Okay, I'm going to try to read up on what's going on a little more. I understood what people were trying to tell me, but I was trying to get across the fact that I was creating files the same way that the other organization created theirs. That is what is confusing me, the fact that I'm creating the same type of file yet can't get the same results.

*edit*
I just got off the phone with the person who created the good file. From what I gathered, he didn't do anything special. None of this text file stuff or anything. ALL he was doing was opening Acrobat, scanning in the files directly into the program, then saving them. He specifically said he was not saving it in any sort of text form (so that the text is searchable or editable). I'm now back where I started. My dad may have to settle for large file sizes.

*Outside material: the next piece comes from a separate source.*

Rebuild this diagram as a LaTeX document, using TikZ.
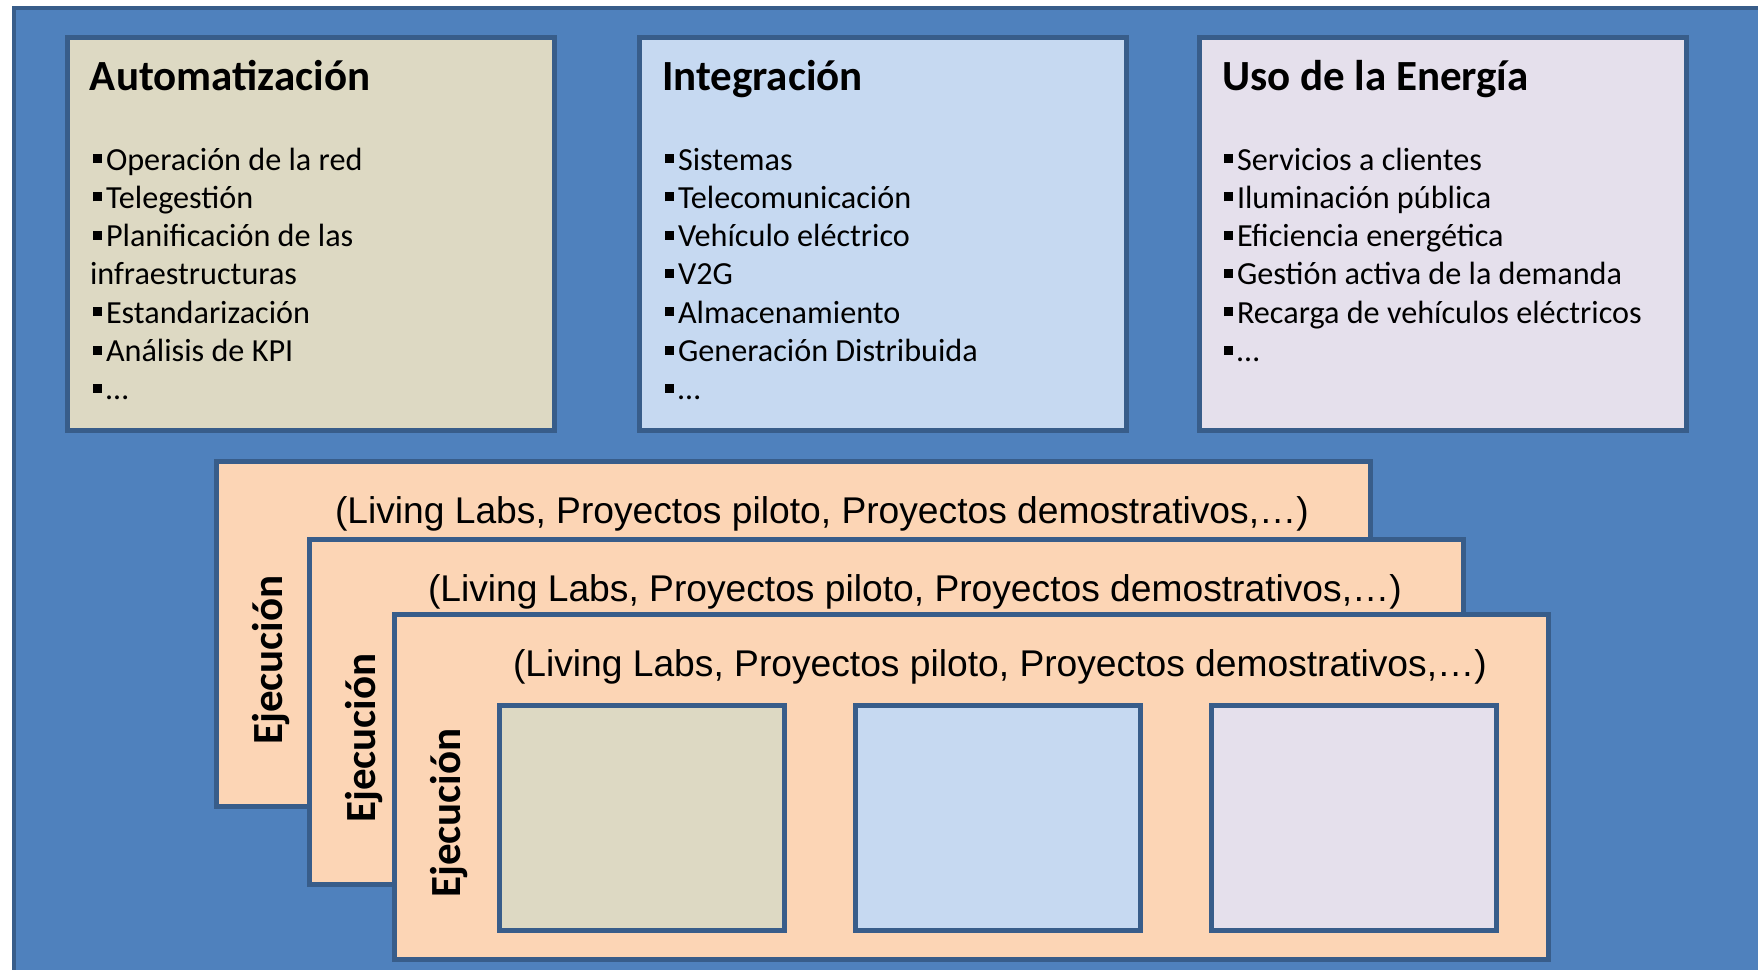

ps-his only answer was that they had a better scanner. that doesn't seem like a satisfactory explanation to me.
Posted by: robricc

Re: Acrobat Help - 17/12/2002 11:54

If the text does not have to be searchable or editable, then why use PDF. For your useage it seems like the wrong format. Perhaps a low-color GIF or, dare I say, JPEG would be a better choice.

If it's just going to be read off the web (not downloaded) this may be a good choice. See what I did with our print catalogs here.
Posted by: Dignan

Re: Acrobat Help - 17/12/2002 12:15

This is true. I think the desire is for a "Document". Putting up a bunch of gifs wouldn't be appealing to my boss
Posted by: David

Re: Acrobat Help - 17/12/2002 12:23

The reason your scans are larger might be because of the type of image and the cleanliness of the scan. Are your documents more 'busy' than the others you're comparing to?

Make sure that the background of the image is plain white. If there are variances of grey, then use the levels or birghtness/contrast controls in the scanner software to remove it. The more contrast, the better the compression will be.

Scan at around 200dpi if the document is intended to be printed out again in bitmap (ie. 2-colour) mode - greyscale will reduce readability and increase file size. Save the file in a non-lossy format; TIFF is best (non-print oriented formats such as BMP don't maintain size/dpi settings).

When you save the PDF, you should get options for the compression type and dpi downsampling. Set it to JPEG at a suitable quality. Turn off downsample, as your scan is already at an optimum resolution.

*edit* Just realised that you can't use JPEG for bitmaps. Select ZIP or CCITT in the monochrome bitmap images section.
Posted by: Dignan

Re: Acrobat Help - 17/12/2002 12:35

Those sound reasonable. I was worried about the level of gray. My files do appear greyer than theirs. I suppose he wasn't too far off, but it wasn't really the quality of the scanner, so much as the correct levels.

*edit*
Bingo. Gray area. I looked at the exposure levels in the scanner software. I ran two tests on an area of the scan, one with the "highlights" bar all the way to the right, which maxed out the gray levels, and one just below the peak of color. Both TIFFs were the same size, but when made into PDFs, the first one was 290KB, whereas the second was only 30. Thanks Peter.

*edit edit*
Sorry if I've been sounding impatient, but I'm grapling with the thought that I might have to re-scan 130 awkwardly-bound pages. That is if Irfanview can't make the necessary adjustments.